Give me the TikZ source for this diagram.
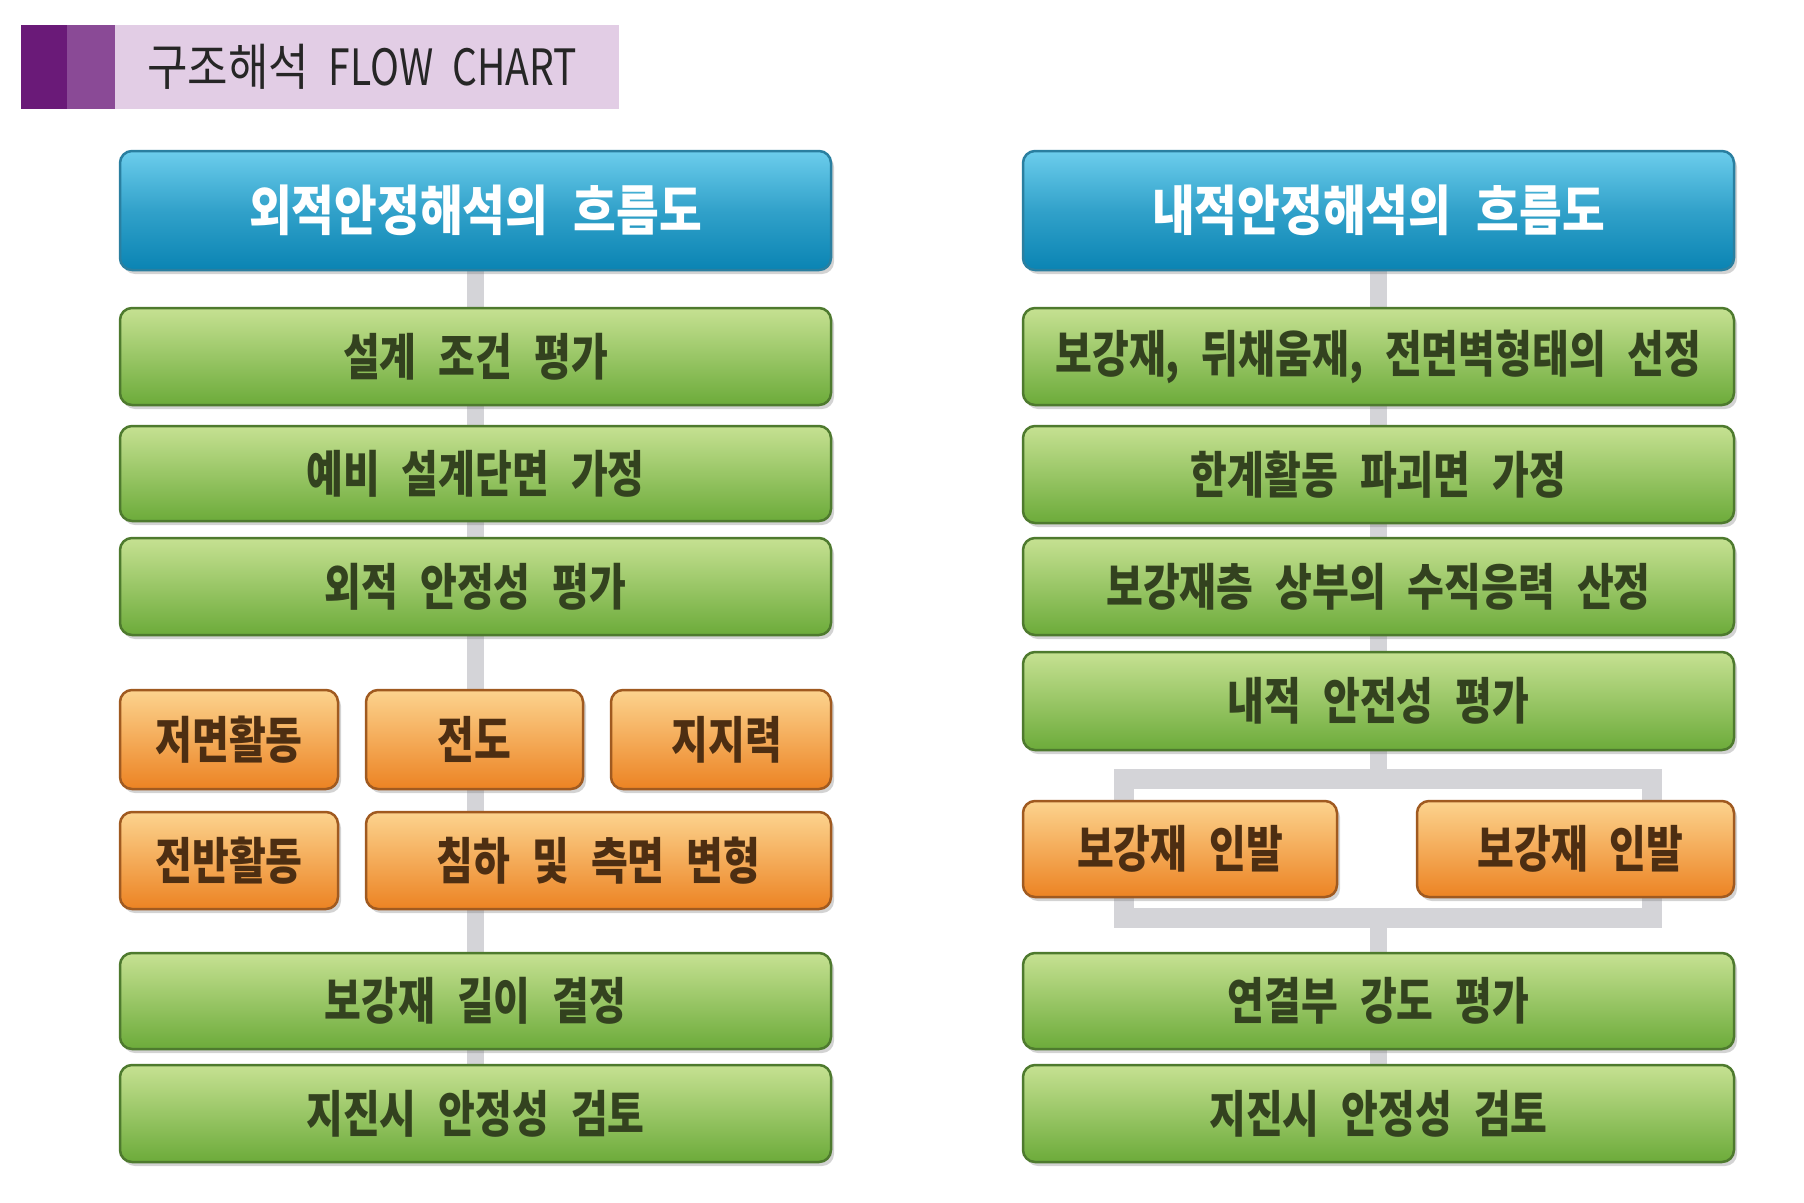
\documentclass[tikz,border=0pt]{standalone}
\usepackage{fontspec}
\setmainfont{Noto Sans CJK KR}
\newfontfamily\krc[FakeStretch=0.8, WordSpace=2.4]{Noto Sans CJK KR}
\newfontfamily\krh[FakeStretch=0.86, WordSpace=2.4]{Noto Sans CJK KR}
\newfontfamily\krt[FakeStretch=0.88, WordSpace=2.0]{Noto Sans CJK KR}
\newfontfamily\krl[FakeStretch=0.78, WordSpace=2.2]{Noto Sans CJK KR}
\usetikzlibrary{shadows,backgrounds}
\definecolor{titlebg}{HTML}{E2CDE5}
\definecolor{titledark}{HTML}{6A1A78}
\definecolor{titlemid}{HTML}{8A4A96}
\definecolor{bluetop}{HTML}{6CCDEC}
\definecolor{bluebot}{HTML}{0A84B3}
\definecolor{blueedge}{HTML}{2A7FA0}
\definecolor{greentop}{HTML}{C6E192}
\definecolor{greenbot}{HTML}{6CAB3A}
\definecolor{greenedge}{HTML}{4E7A2E}
\definecolor{greentext}{HTML}{33421F}
\definecolor{orgtop}{HTML}{FCD38E}
\definecolor{orgbot}{HTML}{EC8323}
\definecolor{orgedge}{HTML}{A05A20}
\definecolor{orgtext}{HTML}{4D2E12}
\definecolor{connc}{HTML}{D4D4D8}
\tikzset{
  boxbase/.style={rounded corners=12pt, line width=2.5pt, align=center, inner sep=0pt,
    drop shadow={opacity=0.35, shadow xshift=3pt, shadow yshift=-4pt}},
  hbox/.style={boxbase, draw=blueedge, top color=bluetop, bottom color=bluebot,
    middle color=bluetop!40!bluebot, text=white,
    font=\krh\bfseries\fontsize{54}{60}\selectfont, minimum width=711pt, minimum height=119pt},
  gbox/.style={boxbase, draw=greenedge, top color=greentop, bottom color=greenbot,
    text=greentext, font=\krc\bfseries\fontsize{50}{58}\selectfont, minimum width=711pt, minimum height=97pt},
  obox/.style={boxbase, draw=orgedge, top color=orgtop, bottom color=orgbot,
    text=orgtext, font=\krc\bfseries\fontsize{50}{58}\selectfont, minimum height=97pt},
  conn/.style={draw=connc, line width=17pt},
}
\begin{document}
\begin{tikzpicture}[x=1pt,y=-1pt]
\useasboundingbox (0,0) rectangle (1804,1202);
% title bar
\fill[titlebg] (21,25) rectangle (619,109);
\fill[titledark] (21,25) rectangle (67,109);
\fill[titlemid] (67,25) rectangle (115,109);
\node[anchor=west, inner sep=0pt, font=\krt\fontsize{50}{56}\selectfont, text=black!85] (title) at (147,67) {구조해석 {\krl FLOW CHART}};

% left column
\node[hbox] (lh) at (475.5,210.5) {외적안정해석의 흐름도};
\node[gbox] (l1) at (475.5,356.5) {설계 조건 평가};
\node[gbox, minimum height=95pt] (l2) at (475.5,473.5) {예비 설계단면 가정};
\node[gbox] (l3) at (475.5,586.5) {외적 안정성 평가};
\node[obox, minimum width=218pt, minimum height=99pt] (o1) at (229,739.5) {저면활동};
\node[obox, minimum width=217pt, minimum height=99pt] (o2) at (474.5,739.5) {전도};
\node[obox, minimum width=220pt, minimum height=99pt] (o3) at (721,739.5) {\hspace*{12pt}지지력};
\node[obox, minimum width=218pt] (o4) at (229,860.5) {전반활동};
\node[obox, minimum width=465pt] (o5) at (598.5,860.5) {침하 및 측면 변형};
\node[gbox, minimum height=96pt] (l4) at (475.5,1001) {보강재 길이 결정};
\node[gbox] (l5) at (475.5,1113.5) {지진시 안정성 검토};

% right column
\node[hbox] (rh) at (1378.5,210.5) {내적안정해석의 흐름도};
\node[gbox] (r1) at (1378.5,356.5) {보강재, 뒤채움재, 전면벽형태의 선정};
\node[gbox] (r2) at (1378.5,474.5) {한계활동 파괴면 가정};
\node[gbox] (r3) at (1378.5,586.5) {보강재층 상부의 수직응력 산정};
\node[gbox, minimum height=98pt] (r4) at (1378.5,701) {내적 안전성 평가};
\node[obox, minimum width=314pt, minimum height=96pt] (ro1) at (1180,849) {보강재 인발};
\node[obox, minimum width=317pt, minimum height=96pt] (ro2) at (1575.5,849) {\hspace*{10pt}보강재 인발};
\node[gbox, minimum height=96pt] (r5) at (1378.5,1001) {연결부 강도 평가};
\node[gbox] (r6) at (1378.5,1113.5) {지진시 안정성 검토};

\coordinate (bTL) at (1124,779);
\coordinate (bBR) at (1652,918);

\begin{scope}[on background layer]
  \draw[conn] (lh.south) -- (lh.south |- l5.north);
  \draw[conn] (rh.south) -- (rh.south |- r4.north);
  \draw[conn] (r4.south) -- (r4.south |- bTL);
  \draw[conn, line width=20pt] (bTL) rectangle (bBR);
  \draw[conn] (r5.north |- bBR) -- (r5.north);
  \draw[conn] (r5.south) -- (r6.north);
\end{scope}
\end{tikzpicture}
\end{document}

# [Work to do]
Repeat the full listing above exactly, with no pictures in the copy.

# [Answer to this task]
Give me the TikZ source for this diagram.
\documentclass[tikz,border=0pt]{standalone}
\usepackage{fontspec}
\setmainfont{Noto Sans CJK KR}
\newfontfamily\krc[FakeStretch=0.8, WordSpace=2.4]{Noto Sans CJK KR}
\newfontfamily\krh[FakeStretch=0.86, WordSpace=2.4]{Noto Sans CJK KR}
\newfontfamily\krt[FakeStretch=0.88, WordSpace=2.0]{Noto Sans CJK KR}
\newfontfamily\krl[FakeStretch=0.78, WordSpace=2.2]{Noto Sans CJK KR}
\usetikzlibrary{shadows,backgrounds}
\definecolor{titlebg}{HTML}{E2CDE5}
\definecolor{titledark}{HTML}{6A1A78}
\definecolor{titlemid}{HTML}{8A4A96}
\definecolor{bluetop}{HTML}{6CCDEC}
\definecolor{bluebot}{HTML}{0A84B3}
\definecolor{blueedge}{HTML}{2A7FA0}
\definecolor{greentop}{HTML}{C6E192}
\definecolor{greenbot}{HTML}{6CAB3A}
\definecolor{greenedge}{HTML}{4E7A2E}
\definecolor{greentext}{HTML}{33421F}
\definecolor{orgtop}{HTML}{FCD38E}
\definecolor{orgbot}{HTML}{EC8323}
\definecolor{orgedge}{HTML}{A05A20}
\definecolor{orgtext}{HTML}{4D2E12}
\definecolor{connc}{HTML}{D4D4D8}
\tikzset{
  boxbase/.style={rounded corners=12pt, line width=2.5pt, align=center, inner sep=0pt,
    drop shadow={opacity=0.35, shadow xshift=3pt, shadow yshift=-4pt}},
  hbox/.style={boxbase, draw=blueedge, top color=bluetop, bottom color=bluebot,
    middle color=bluetop!40!bluebot, text=white,
    font=\krh\bfseries\fontsize{54}{60}\selectfont, minimum width=711pt, minimum height=119pt},
  gbox/.style={boxbase, draw=greenedge, top color=greentop, bottom color=greenbot,
    text=greentext, font=\krc\bfseries\fontsize{50}{58}\selectfont, minimum width=711pt, minimum height=97pt},
  obox/.style={boxbase, draw=orgedge, top color=orgtop, bottom color=orgbot,
    text=orgtext, font=\krc\bfseries\fontsize{50}{58}\selectfont, minimum height=97pt},
  conn/.style={draw=connc, line width=17pt},
}
\begin{document}
\begin{tikzpicture}[x=1pt,y=-1pt]
\useasboundingbox (0,0) rectangle (1804,1202);
% title bar
\fill[titlebg] (21,25) rectangle (619,109);
\fill[titledark] (21,25) rectangle (67,109);
\fill[titlemid] (67,25) rectangle (115,109);
\node[anchor=west, inner sep=0pt, font=\krt\fontsize{50}{56}\selectfont, text=black!85] (title) at (147,67) {구조해석 {\krl FLOW CHART}};

% left column
\node[hbox] (lh) at (475.5,210.5) {외적안정해석의 흐름도};
\node[gbox] (l1) at (475.5,356.5) {설계 조건 평가};
\node[gbox, minimum height=95pt] (l2) at (475.5,473.5) {예비 설계단면 가정};
\node[gbox] (l3) at (475.5,586.5) {외적 안정성 평가};
\node[obox, minimum width=218pt, minimum height=99pt] (o1) at (229,739.5) {저면활동};
\node[obox, minimum width=217pt, minimum height=99pt] (o2) at (474.5,739.5) {전도};
\node[obox, minimum width=220pt, minimum height=99pt] (o3) at (721,739.5) {\hspace*{12pt}지지력};
\node[obox, minimum width=218pt] (o4) at (229,860.5) {전반활동};
\node[obox, minimum width=465pt] (o5) at (598.5,860.5) {침하 및 측면 변형};
\node[gbox, minimum height=96pt] (l4) at (475.5,1001) {보강재 길이 결정};
\node[gbox] (l5) at (475.5,1113.5) {지진시 안정성 검토};

% right column
\node[hbox] (rh) at (1378.5,210.5) {내적안정해석의 흐름도};
\node[gbox] (r1) at (1378.5,356.5) {보강재, 뒤채움재, 전면벽형태의 선정};
\node[gbox] (r2) at (1378.5,474.5) {한계활동 파괴면 가정};
\node[gbox] (r3) at (1378.5,586.5) {보강재층 상부의 수직응력 산정};
\node[gbox, minimum height=98pt] (r4) at (1378.5,701) {내적 안전성 평가};
\node[obox, minimum width=314pt, minimum height=96pt] (ro1) at (1180,849) {보강재 인발};
\node[obox, minimum width=317pt, minimum height=96pt] (ro2) at (1575.5,849) {\hspace*{10pt}보강재 인발};
\node[gbox, minimum height=96pt] (r5) at (1378.5,1001) {연결부 강도 평가};
\node[gbox] (r6) at (1378.5,1113.5) {지진시 안정성 검토};

\coordinate (bTL) at (1124,779);
\coordinate (bBR) at (1652,918);

\begin{scope}[on background layer]
  \draw[conn] (lh.south) -- (lh.south |- l5.north);
  \draw[conn] (rh.south) -- (rh.south |- r4.north);
  \draw[conn] (r4.south) -- (r4.south |- bTL);
  \draw[conn, line width=20pt] (bTL) rectangle (bBR);
  \draw[conn] (r5.north |- bBR) -- (r5.north);
  \draw[conn] (r5.south) -- (r6.north);
\end{scope}
\end{tikzpicture}
\end{document}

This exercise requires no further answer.